Documentation & support
Documentation is in progress; what exists can be found at http://readthedocs.org/docs/arkestra/.
- website: http://arkestra-project.org
- email list and archives: http://groups.google.com/group/django-arkestra
- IRC: #arkestra on irc.freenode.net
Relationship with django CMS
Arkestra works alongside django CMS https://github.com/divio/django-cms/.
If you're already familiar with django CMS you can regard Arkestra as a set of applications that greatly extend its ability to represent information about the world.
Alternatively, Arkestra is a powerful system that uses django CMS's frameworks to publish information about an institution, its organisation, internal structures and relations with other institutions, people, news, events, place, vacancies, studentships and more.
Arkestra is intelligent
Arkestra has been designed to make the web editor's job as easy as possible.
It is an intelligent system - it structures information and makes use of connections between data to automate the task of web publishing in useful ways.
It uses these connections, explicit and implicit, to automate as much as can be automated, so that the web editor does not need to do anything that the system should have worked out for itself.
Arkestra is a semantic CMS
It's also a semantic system - it doesn't simply store data, but manages information according to a model of the real world. This means that every item of information in the system (including for example information published in Django CMS pages) has meaning because it is associated with real-world objects, and placed in their context.
Arkestra in practice
A large project
Arkestra currently publishes the website of Cardiff University School of Medicine: http://medicine.cf.ac.uk/; this includes information about:
1700 people, in 2700 different roles, in 160 entities (i.e. parts of the organisation), as well as 330 news articles and 570 events.
It also publishes over 10000 pages, around 90% of which are published automatically by the system.
All this information is managed by a team of over 40 web editors.
In other words it is suited to the needs of large organisations; it's robust and performs well.

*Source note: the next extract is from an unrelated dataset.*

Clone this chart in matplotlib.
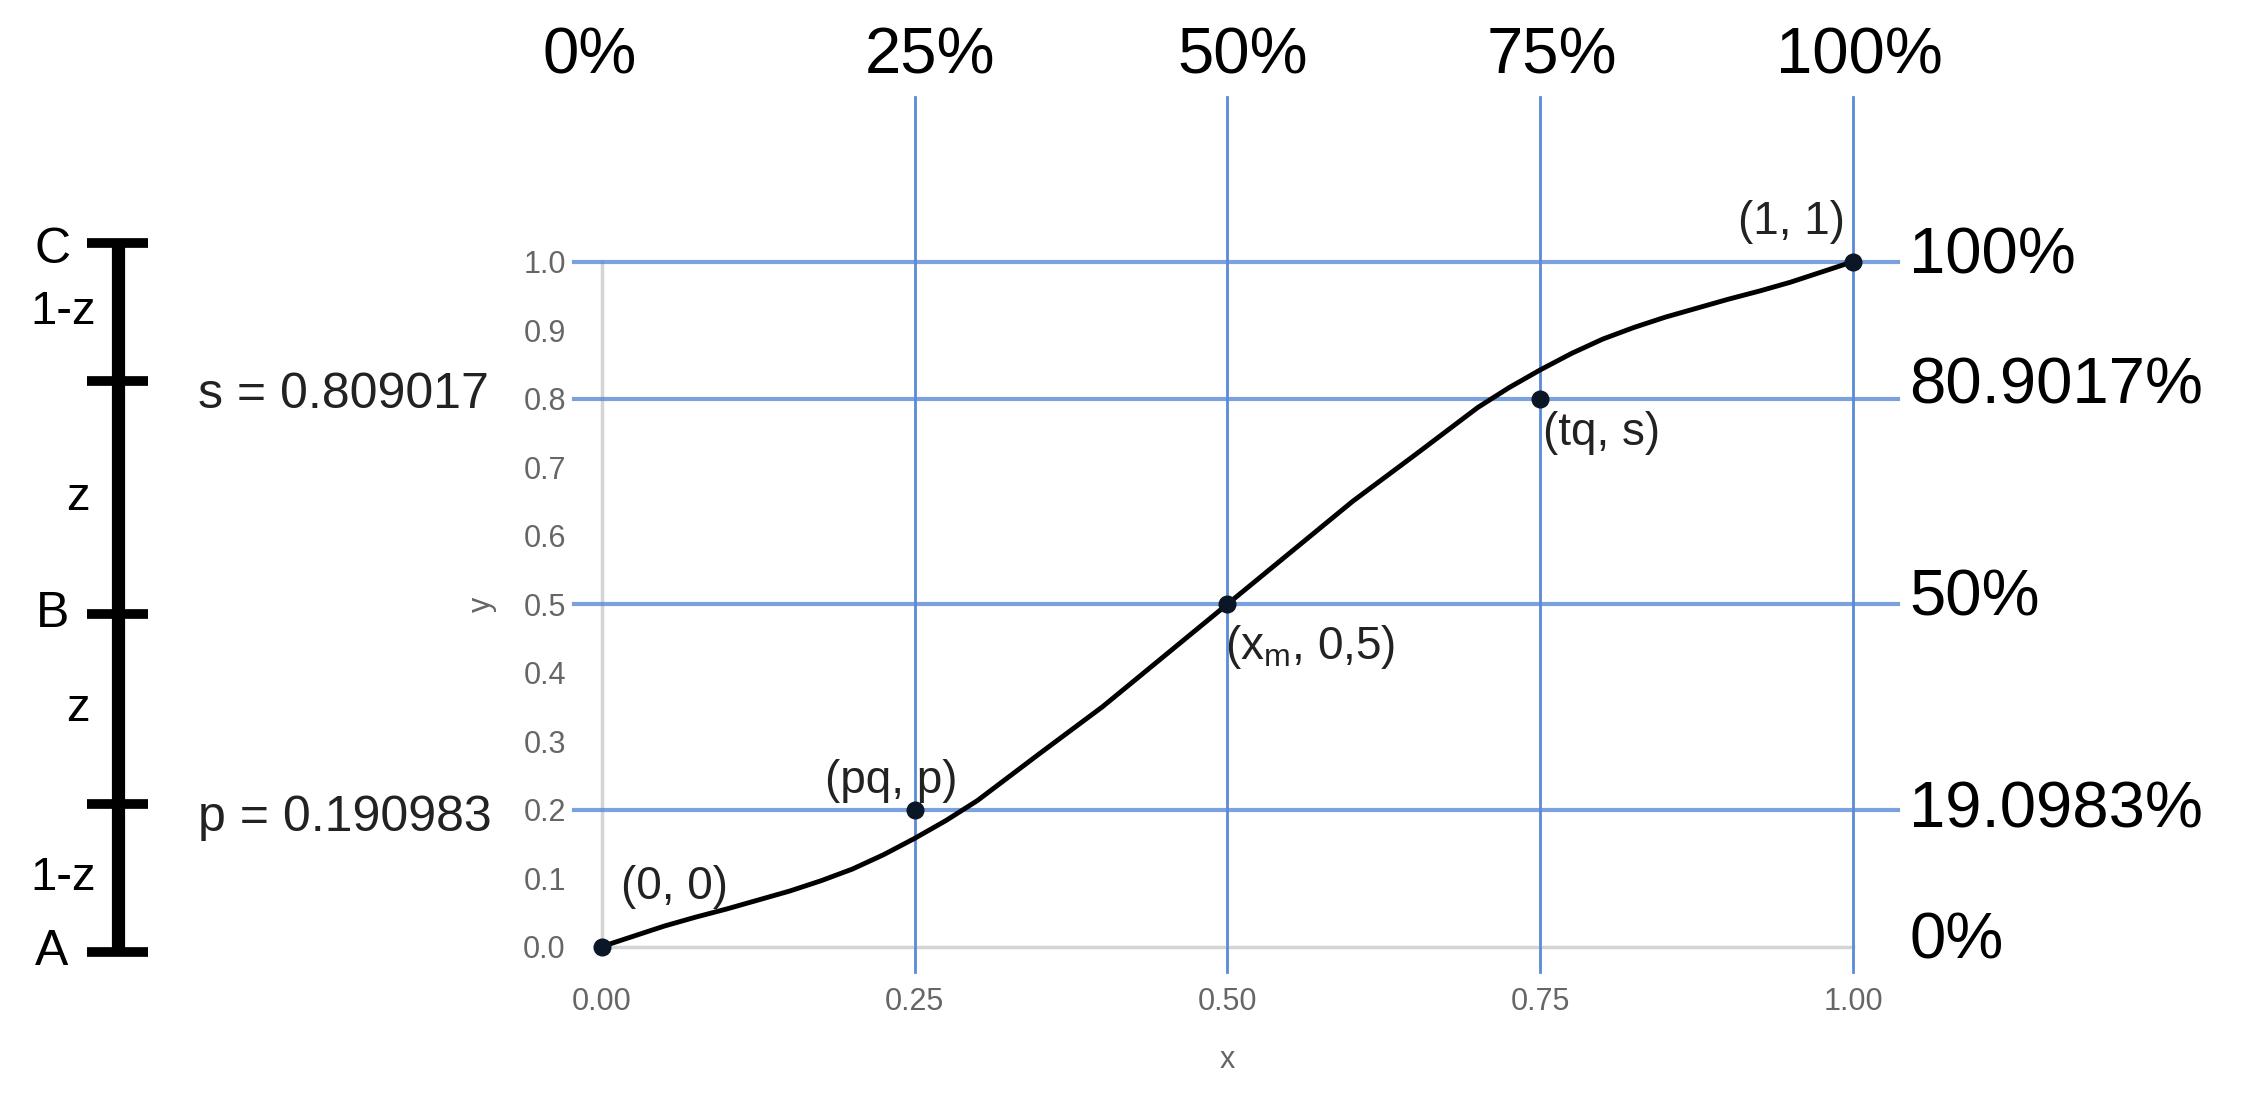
import numpy as np
import matplotlib
matplotlib.use("Agg")
import matplotlib.pyplot as plt

plt.rcParams['font.family'] = ['Liberation Sans', 'DejaVu Sans']
plt.rcParams['mathtext.fontset'] = 'custom'
plt.rcParams['mathtext.rm'] = 'Liberation Sans'

# curva
curva_x = [0.0, 0.025, 0.05, 0.075, 0.10, 0.125, 0.15, 0.175, 0.20, 0.225, 0.25,
           0.275, 0.30, 0.35, 0.40, 0.45, 0.50, 0.55, 0.60, 0.65, 0.70, 0.725,
           0.75, 0.775, 0.80, 0.825, 0.85, 0.875, 0.90, 0.925, 0.95, 0.975, 1.0]
curva_y = [0.0, 0.015, 0.030, 0.043, 0.055, 0.068, 0.081, 0.096, 0.113, 0.134, 0.158,
           0.184, 0.213, 0.282, 0.350, 0.425, 0.50, 0.575, 0.650, 0.718, 0.787, 0.816,
           0.842, 0.866, 0.887, 0.904, 0.919, 0.932, 0.945, 0.957, 0.970, 0.985, 1.0]

# puntos marcados
puntos_x = [0.0, 0.25, 0.5, 0.75, 1.0]
puntos_y = [0.0, 0.2, 0.5, 0.8, 1.0]
puntos_txt = ['(0, 0)', '(pq, p)', r'(x$_\mathrm{m}$, 0,5)', '(tq, s)', '(1, 1)']
puntos_pos = [(0.058, 0.087), (0.231, 0.242), (0.566, 0.438), (0.799, 0.75), (0.951, 1.058)]

# rejilla azul
lineas_h = [0.2, 0.5, 0.8, 1.0]
lineas_v = [0.25, 0.5, 0.75, 1.0]

# porcentajes arriba y a la derecha
arriba_val = [0.0, 0.25, 0.5, 0.75, 1.0]
arriba_txt = ['0%', '25%', '50%', '75%', '100%']
arriba_dx = [-0.01, 0.012, 0.012, 0.009, 0.005]
derecha_val = [1.0, 0.809017, 0.5, 0.190983, 0.0]
derecha_txt = ['100%', '80.9017%', '50%', '19.0983%', '0%']

# regla A-B-C
regla_pos = [0.0, 0.209, 0.477, 0.805, 1.0]
regla_txt = ['A', '', 'B', '', 'C']
tramos_txt = ['1-z', 'z', 'z', '1-z']
regla_val_txt = {1: 'p = 0.190983', 3: 's = 0.809017'}

azul = '#5a8ad8'
gris = '#d4d4d4'

fig = plt.figure(figsize=(22.42, 11.05), dpi=100)
ax = fig.add_axes([0.2685, 0.1434, 0.558, 0.6198])
ax.set_xlim(0, 1)
ax.set_ylim(0, 1)
for s in ax.spines.values():
    s.set_visible(False)

# ejes grises
ax.plot([0, 0], [0, 1], color=gris, lw=2.5, zorder=1, clip_on=False)
ax.plot([0, 1], [0, 0], color=gris, lw=2.5, zorder=1, clip_on=False)

for yv in lineas_h:
    ax.plot([-0.022, 1.036], [yv, yv], color=azul, lw=3.0, alpha=0.8, zorder=2, clip_on=False)
for xv in lineas_v:
    ax.plot([xv, xv], [-0.037, 1.24], color=azul, lw=2.0, zorder=2, clip_on=False)

ax.plot(curva_x, curva_y, color='black', lw=3.5, zorder=3, clip_on=False,
        solid_joinstyle='round', solid_capstyle='round')
ax.plot(puntos_x, puntos_y, 'o', color='#0b1626', markersize=12, zorder=4, clip_on=False)

for t, (px, py) in zip(puntos_txt, puntos_pos):
    ax.text(px, py, t, fontsize=33, color='#222222', ha='center', va='center')

for v, dx, t in zip(arriba_val, arriba_dx, arriba_txt):
    ax.text(v + dx, 1.30, t, fontsize=47, color='black', ha='center', va='center')
for v, t in zip(derecha_val, derecha_txt):
    ax.text(1.045, v + 0.008, t, fontsize=47, color='black', ha='left', va='center')

ax.set_xticks([0, 0.25, 0.5, 0.75, 1.0])
ax.set_xticklabels(['0.00', '0.25', '0.50', '0.75', '1.00'])
ax.set_yticks(np.round(np.arange(0, 1.01, 0.1), 1))
ax.set_yticklabels(['%.1f' % v for v in np.arange(0, 1.01, 0.1)])
ax.tick_params(axis='both', length=0, labelsize=22, labelcolor='#666666')
ax.tick_params(axis='x', pad=29)
ax.tick_params(axis='y', pad=26)
ax.set_xlabel('x', fontsize=22, color='#666666', labelpad=20)
ax.set_ylabel('y', fontsize=22, color='#666666', labelpad=19)

# regla a la izquierda
axr = fig.add_axes([0.0, 0.1385, 0.2498, 0.6416])
axr.set_xlim(0, 1)
axr.set_ylim(0, 1)
axr.axis('off')
bx = 0.21
axr.plot([bx, bx], [regla_pos[0], regla_pos[-1]], color='black', lw=9.5, clip_on=False,
         solid_capstyle='butt')
for i, (yp, t) in enumerate(zip(regla_pos, regla_txt)):
    axr.plot([bx - 0.054, bx + 0.054], [yp, yp], color='black', lw=7, clip_on=False,
             solid_capstyle='butt')
    if t:
        dy = -0.01 if t == 'C' else 0.0
        axr.text(0.093, yp + dy, t, fontsize=36, ha='center', va='center')
    if i in regla_val_txt:
        axr.text(0.354, yp - 0.02, regla_val_txt[i], fontsize=36, color='#222222',
                 ha='left', va='center')
for i, t in enumerate(tramos_txt):
    ym = (regla_pos[i] + regla_pos[i + 1]) / 2
    xm = 0.113 if t == '1-z' else 0.14
    axr.text(xm, ym, t, fontsize=34, ha='center', va='center')

fig.savefig('out.png', dpi=100)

It also works well for much smaller projects, its core concepts scale up and down effectively. Two much smaller sites using Arkestra include:
Work to be done
There is much work to be done in Arkestra. It works extremely well, but its codebase needs to be improved to conform with good practice and to make it possible to develop it effectively; it requires:
- better comments
- proper logging
- better documentation
It also lack some features that it should have; the most urgent of these is multilingual support.